Cinéma

Fléau et nécessité

d'Lëtzebuerger Land vom 12.08.2016

Maxwell Perkins est l’un des hommes les plus reconnus de sa profession. On est en 1929 et l’éditeur new-yorkais de la maison Scribner & Son’s vient de faire découvrir à ses lecteurs deux des plus grands auteurs anglophones: F. Scott Fitzgerald et Ernest Hemingway. L’homme, avenant et discret, a toujours le bon mot pour canaliser le flux d’écriture et les états d’âmes de ses auteurs. Mais lorsqu’un nouveau manuscrit de 500 pages atterrit sur son bureau, un défi d’une autre ampleur s’annonce. Dès les premières lignes, il est conquis par la qualité exceptionnelle du texte entre ses mains. Sa surprise est encore plus grande lorsque l’auteur, l’excentrique Thomas Wolfe, débarque comme un ouragan dans son bureau. Malgré leurs tempéraments diamétralement opposés, les deux hommes noueront rapidement une amitié profonde qui sera également très bénéfique à leurs carrières respectives. Or, leur travail obsessionnel sur les milliers de pages fournies par le génie fraîchement découvert met également en danger leurs vies privées.
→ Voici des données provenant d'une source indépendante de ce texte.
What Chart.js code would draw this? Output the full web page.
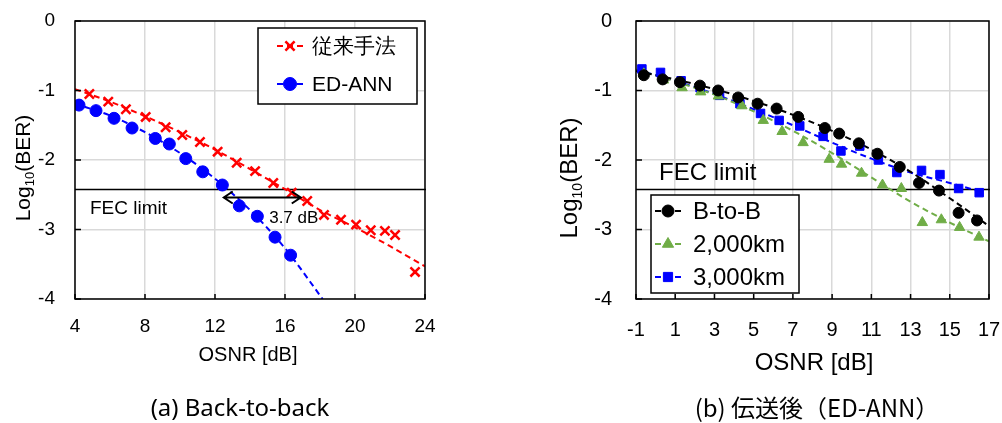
<!DOCTYPE html>
<html>
<head>
<meta charset="utf-8">
<script src="https://cdn.jsdelivr.net/npm/chart.js@4"></script>
<style>
  html, body { margin: 0; padding: 0; background: #fff; }
  #wrap { position: relative; width: 1002px; height: 423px; overflow: hidden; }
  #leftChart { position: absolute; left: 0; top: 0; }
  #rightChart { position: absolute; left: 490px; top: 0; }
</style>
</head>
<body>
<div id="wrap">
  <canvas id="leftChart" width="490" height="423"></canvas>
  <canvas id="rightChart" width="512" height="423"></canvas>
</div>
<script>
/* ---------- DATA: (a) back-to-back ---------- */
const convOsnr = [4.82, 5.90, 6.91, 8.04, 9.18, 10.13, 11.14, 12.15, 13.24, 14.29, 15.33, 16.38, 17.27, 18.23, 19.20, 20.06, 20.90, 21.71, 22.29, 23.43];
const convBer  = [-1.05, -1.16, -1.27, -1.38, -1.53, -1.64, -1.74, -1.88, -2.04, -2.16, -2.33, -2.47, -2.59, -2.79, -2.86, -2.93, -3.01, -3.02, -3.08, -3.61];
const annOsnr  = [4.23, 5.20, 6.23, 7.26, 8.59, 9.39, 10.33, 11.30, 12.42, 13.39, 14.42, 15.43, 16.32];
const annBer   = [-1.21, -1.29, -1.40, -1.54, -1.69, -1.77, -1.98, -2.17, -2.36, -2.66, -2.81, -3.11, -3.37];

// dashed fit curves
const convFitX = [4, 6, 8, 10, 12, 14, 16, 18, 20, 22, 24];
const convFitY = [-0.98, -1.16, -1.37, -1.60, -1.85, -2.13, -2.42, -2.72, -2.97, -3.24, -3.53];
const annFitX  = [4, 6, 8, 10, 12, 14, 16, 18.15];
const annFitY  = [-1.19, -1.36, -1.60, -1.90, -2.27, -2.72, -3.27, -4.0];

/* ---------- DATA: (b) after transmission ---------- */
const b2bOsnr = [-0.6, 0.36, 1.24, 2.26, 3.19, 4.21, 5.20, 6.17, 7.27, 8.63, 9.36, 10.36, 11.31, 12.45, 13.43, 14.45, 15.45, 16.39];
const b2bBer  = [-0.78, -0.84, -0.88, -0.93, -1.00, -1.10, -1.19, -1.26, -1.38, -1.54, -1.62, -1.76, -1.91, -2.10, -2.33, -2.44, -2.76, -2.87];
const km2Osnr = [-0.6, 0.40, 1.35, 2.30, 3.20, 4.40, 5.49, 6.45, 7.52, 8.85, 9.48, 10.50, 11.57, 12.53, 13.60, 14.57, 15.50, 16.49];
const km2Ber  = [-0.76, -0.85, -0.96, -1.02, -1.08, -1.22, -1.43, -1.59, -1.75, -1.99, -2.06, -2.19, -2.36, -2.41, -2.90, -2.86, -2.97, -3.11];
const km3Osnr = [-0.7, 0.25, 1.30, 2.27, 3.26, 4.30, 5.35, 6.30, 7.35, 8.54, 9.45, 10.41, 11.36, 12.30, 13.56, 14.50, 15.45, 16.50];
const km3Ber  = [-0.69, -0.74, -0.86, -0.96, -1.07, -1.19, -1.33, -1.43, -1.51, -1.66, -1.87, -1.80, -2.00, -2.18, -2.15, -2.21, -2.41, -2.47];

const fitXb   = [-1, 1, 3, 5, 7, 9, 11, 13, 15, 17];
const b2bFitY = [-0.72, -0.84, -0.98, -1.15, -1.35, -1.58, -1.85, -2.17, -2.55, -2.95];
const km2FitY = [-0.70, -0.87, -1.06, -1.30, -1.58, -1.90, -2.25, -2.60, -2.90, -3.17];
const km3FitX = [-1, 1, 3, 5, 7, 9, 11, 13, 15, 16.5];
const km3FitY = [-0.70, -0.86, -1.05, -1.27, -1.50, -1.75, -1.98, -2.18, -2.33, -2.45];

const FEC_LIMIT = -2.42;

const xTicksA = [4, 8, 12, 16, 20, 24];
const xTicksB = [-1, 1, 3, 5, 7, 9, 11, 13, 15, 17];
const yTicks  = [0, -1, -2, -3, -4];

/* ---------- STYLE ---------- */
const FONT = '"Liberation Sans", Arial, sans-serif';
const RED = "#ff0000", BLUE = "#0000ff", BLACK = "#000000", GREEN = "#70ad47";
const GRID = "#d9d9d9";

const pts = (xs, ys) => xs.map((x, i) => ({ x: x, y: ys[i] }));

function markers(label, xs, ys, color, style, r) {
    return {
        label: label, data: pts(xs, ys), showLine: false,
        pointStyle: style, pointRadius: r,
        pointBackgroundColor: color, pointBorderColor: color,
        pointBorderWidth: style === "crossRot" ? 2.5 : 1
    };
}
function fit(xs, ys, color) {
    return {
        data: pts(xs, ys), showLine: true, pointRadius: 0,
        borderColor: color, borderWidth: 2, borderDash: [6, 4],
        tension: 0.4, cubicInterpolationMode: "monotone"
    };
}

/* ---------- decoration plugin (frame, FEC line, legend, titles) ---------- */
function decor(o) {
    return {
        id: "decor",
        beforeDatasetsDraw(chart) {
            const { ctx, chartArea: a, scales: { y } } = chart;
            const fy = Math.round(y.getPixelForValue(FEC_LIMIT)) + 0.5;
            ctx.save();
            ctx.strokeStyle = "#000"; ctx.lineWidth = 1.5;
            ctx.beginPath(); ctx.moveTo(a.left, fy); ctx.lineTo(a.right + 1, fy); ctx.stroke();
            ctx.fillStyle = "#000";
            ctx.font = o.fecFont + "px " + FONT;
            ctx.textBaseline = "middle";
            ctx.fillText("FEC limit", a.left + o.fecDx, fy + o.fecDy);
            ctx.restore();
        },
        afterDatasetsDraw(chart) {
            const { ctx, chartArea: a, scales: { x, y } } = chart;
            ctx.save();
            // inside tick marks
            ctx.strokeStyle = "#000"; ctx.lineWidth = 1.5;
            ctx.beginPath();
            x.ticks.forEach(t => {
                const px = x.getPixelForValue(t.value);
                ctx.moveTo(px, a.bottom); ctx.lineTo(px, a.bottom - 5);
            });
            y.ticks.forEach(t => {
                const py = y.getPixelForValue(t.value);
                ctx.moveTo(a.left, py); ctx.lineTo(a.left + 6, py);
            });
            ctx.stroke();
            // frame
            ctx.lineWidth = 1.5;
            ctx.strokeRect(a.left, a.top, a.right - a.left, a.bottom - a.top);

            // arrow (a)
            if (o.arrow) {
                const x1 = x.getPixelForValue(o.arrow.from), x2 = x.getPixelForValue(o.arrow.to);
                const ay = y.getPixelForValue(o.arrow.y);
                ctx.lineWidth = 2;
                ctx.beginPath();
                ctx.moveTo(x1, ay); ctx.lineTo(x2, ay);
                ctx.moveTo(x1 + 9, ay - 6); ctx.lineTo(x1, ay); ctx.lineTo(x1 + 9, ay + 6);
                ctx.moveTo(x2 - 9, ay - 6); ctx.lineTo(x2, ay); ctx.lineTo(x2 - 9, ay + 6);
                ctx.stroke();
                ctx.fillStyle = "#000";
                ctx.font = "17px " + FONT;
                ctx.textAlign = "center"; ctx.textBaseline = "middle";
                ctx.fillText(o.arrow.text, x.getPixelForValue(o.arrow.tx), y.getPixelForValue(o.arrow.ty));
            }

            // legend
            const L = o.legend;
            ctx.fillStyle = "#fff";
            ctx.fillRect(L.x, L.y, L.w, L.h);
            ctx.strokeStyle = "#000"; ctx.lineWidth = 1.5;
            ctx.strokeRect(L.x, L.y, L.w, L.h);
            ctx.font = L.font + "px " + FONT;
            ctx.textAlign = "left"; ctx.textBaseline = "middle";
            L.items.forEach((it, i) => {
                const ly = L.y + L.first + i * L.step;
                ctx.strokeStyle = it.color; ctx.lineWidth = 2; ctx.setLineDash([6, 4]);
                ctx.beginPath(); ctx.moveTo(L.x + L.lineX0, ly); ctx.lineTo(L.x + L.lineX1, ly); ctx.stroke();
                ctx.setLineDash([]);
                ctx.fillStyle = it.color;
                ctx.lineWidth = it.style === "crossRot" ? 2.5 : 1;
                Chart.helpers.drawPoint(ctx, { pointStyle: it.style, radius: it.r, rotation: 0, borderWidth: ctx.lineWidth },
                    L.x + (L.lineX0 + L.lineX1) / 2, ly);
                ctx.fillStyle = "#000";
                ctx.fillText(it.text, L.x + L.textX, ly + 1);
            });

            // axis titles
            ctx.fillStyle = "#000";
            ctx.font = o.xTitleFont + "px " + FONT;
            ctx.textAlign = "center"; ctx.textBaseline = "middle";
            ctx.fillText("OSNR [dB]", o.xTitle[0], o.xTitle[1]);

            // y title with subscript, rotated
            ctx.save();
            ctx.translate(o.yTitle[0], o.yTitle[1]);
            ctx.rotate(-Math.PI / 2);
            const f = o.yTitleFont, fs = Math.round(f * 0.6);
            ctx.font = f + "px " + FONT;
            const w1 = ctx.measureText("Log").width, w3 = ctx.measureText("(BER)").width;
            ctx.font = fs + "px " + FONT;
            const w2 = ctx.measureText("10").width;
            let sx = -(w1 + w2 + w3) / 2;
            ctx.textAlign = "left"; ctx.textBaseline = "alphabetic";
            ctx.font = f + "px " + FONT;
            ctx.fillText("Log", sx, f * 0.36);
            ctx.font = fs + "px " + FONT;
            ctx.fillText("10", sx + w1, f * 0.36 + fs * 0.35);
            ctx.font = f + "px " + FONT;
            ctx.fillText("(BER)", sx + w1 + w2, f * 0.36);
            ctx.restore();

            // caption
            ctx.font = o.capFont;
            ctx.textAlign = "center"; ctx.textBaseline = "middle";
            ctx.fillText(o.caption, o.capPos[0], o.capPos[1]);
            ctx.restore();
        }
    };
}

function axes(xmin, xmax, xTicks, yW, tickFont, xPad, yPad) {
    return {
        x: {
            type: "linear", min: xmin, max: xmax,
            afterBuildTicks: s => { s.ticks = xTicks.map(v => ({ value: v })); },
            afterFit: s => { s.height = 124; s.paddingLeft = 0; s.paddingRight = 0; },
            ticks: { color: "#000", font: { family: FONT, size: tickFont }, padding: xPad, maxRotation: 0, autoSkip: false },
            grid: { color: GRID, lineWidth: 1.5, drawTicks: false },
            border: { display: false }
        },
        y: {
            type: "linear", min: -4, max: 0,
            afterBuildTicks: s => { s.ticks = yTicks.map(v => ({ value: v })); },
            afterFit: s => { s.width = yW; s.paddingTop = 0; s.paddingBottom = 0; },
            ticks: { color: "#000", font: { family: FONT, size: tickFont }, padding: yPad },
            grid: { color: GRID, lineWidth: 1.5, drawTicks: false },
            border: { display: false }
        }
    };
}

const common = {
    responsive: false,
    animation: false,
    devicePixelRatio: 1,
    plugins: { legend: { display: false }, tooltip: { enabled: false } }
};

/* ---------- (a) Back-to-back ---------- */
new Chart(document.getElementById("leftChart"), {
    type: "scatter",
    data: {
        datasets: [
            markers("従来手法", convOsnr, convBer, RED, "crossRot", 6.5),
            markers("ED-ANN", annOsnr, annBer, BLUE, "circle", 6),
            fit(convFitX, convFitY, RED),
            fit(annFitX, annFitY, BLUE)
        ]
    },
    options: Object.assign({}, common, {
        layout: { padding: { left: 0, top: 21, right: 65, bottom: 0 } },
        scales: axes(4, 24, xTicksA, 75, 19, 16, 20)
    }),
    plugins: [decor({
        fecFont: 19, fecDx: 15, fecDy: 19,
        arrow: { from: 12.5, to: 16.9, y: -2.54, text: "3.7 dB", tx: 16.5, ty: -2.84 },
        legend: {
            x: 258, y: 28, w: 159, h: 76, font: 21, first: 18, step: 38,
            lineX0: 19, lineX1: 45, textX: 54,
            items: [
                { text: "従来手法", color: RED, style: "crossRot", r: 6.5 },
                { text: "ED-ANN", color: BLUE, style: "circle", r: 6.5 }
            ]
        },
        xTitle: [248, 355], xTitleFont: 20,
        yTitle: [22, 168], yTitleFont: 21,
        caption: "(a) Back-to-back", capFont: '24px "Noto Sans", sans-serif', capPos: [240, 409]
    })]
});

/* ---------- (b) after transmission (ED-ANN) ---------- */
new Chart(document.getElementById("rightChart"), {
    type: "scatter",
    data: {
        datasets: [
            markers("B-to-B", b2bOsnr, b2bBer, BLACK, "circle", 5.5),
            markers("2,000km", km2Osnr, km2Ber, GREEN, "triangle", 6),
            markers("3,000km", km3Osnr, km3Ber, BLUE, "rect", 6),
            fit(fitXb, b2bFitY, BLACK),
            fit(fitXb, km2FitY, GREEN),
            fit(km3FitX, km3FitY, BLUE)
        ]
    },
    options: Object.assign({}, common, {
        layout: { padding: { left: 0, top: 21, right: 13, bottom: 0 } },
        scales: axes(-1, 17, xTicksB, 146, 20, 19, 24)
    }),
    plugins: [decor({
        fecFont: 24, fecDx: 23, fecDy: -16,
        arrow: null,
        legend: {
            x: 161, y: 195, w: 148, h: 98, font: 24, first: 16, step: 33,
            lineX0: 4, lineX1: 30, textX: 42,
            items: [
                { text: "B-to-B", color: BLACK, style: "circle", r: 6 },
                { text: "2,000km", color: GREEN, style: "triangle", r: 6.5 },
                { text: "3,000km", color: BLUE, style: "rect", r: 6.5 }
            ]
        },
        xTitle: [324, 363], xTitleFont: 24,
        yTitle: [78, 178], yTitleFont: 24,
        caption: "(b) 伝送後（ED-ANN）", capFont: '24px "Noto Sans CJK JP", "Noto Sans", sans-serif', capPos: [327, 408]
    })]
});
</script>
</body>
</html>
Genius, adapté du livre Max Perkins, Editor of Genius (1978), par Scott Berg, s’intéresse avec beaucoup de sensibilité et d’amour au détail à cette relation passionnelle, transposable dans tous les domaines de la création. Le décalage de l’artiste, à la fois fléau et nécessité de son œuvre, et l’implication personnelle de son éditeur (producteur, galeriste, manager), tiré de sa zone de confort afin de rencontrer son protégé à mi-chemin, est rendu palpable avec des dialogues pointus et un jeu d’acteurs sans faille. Les personnages de Perkins et Wolfe offrent à Colin Firth et Jude Law une profondeur qu’ils sont loin d’avoir trouvée dans tous leurs rôles choisis jusque-là. Le premier reste dans une retenue subtile pour mettre encore plus en évidence le côté envahissant et égocentrique de l’autre. Laura Linney et Nicole Kidman impressionnent dans leurs incarnations respectives des compagnes délaissées et dont les ambitions sont enterrées sous le chauvinisme typique de l’époque.

Michael Grandage, notamment connu en tant que metteur en scène à Londres, signe ici son premier long-métrage. Inspiré de la saga des Parrains pour la lumière et les couleurs, selon ses propres dires, le film réussit en effet à trouver cette sous-exposition et ces teintes recherchées. Or, les cadrages et les mouvements de caméra manquent d’inspiration et se contentent du simple rôle de témoin, alors que la folie de Thomas Wolfe ouvrait la voie à plus d’audace visuelle. Le dramaturge et scénariste John Logan (The Aviator, 2004 ; Gladiator 2000) avec lequel Grandage avait déjà collaboré plusieurs fois au théâtre par le passé, aurait travaillé pas moins de neuf ans sur le scénario de Genius. qui convainc finalement plus par le détail de son observation que par sa structure. En tant que fenêtre sur l’histoire de la littérature et le processus de création tout court, le rendez-vous reste pourtant incontournable.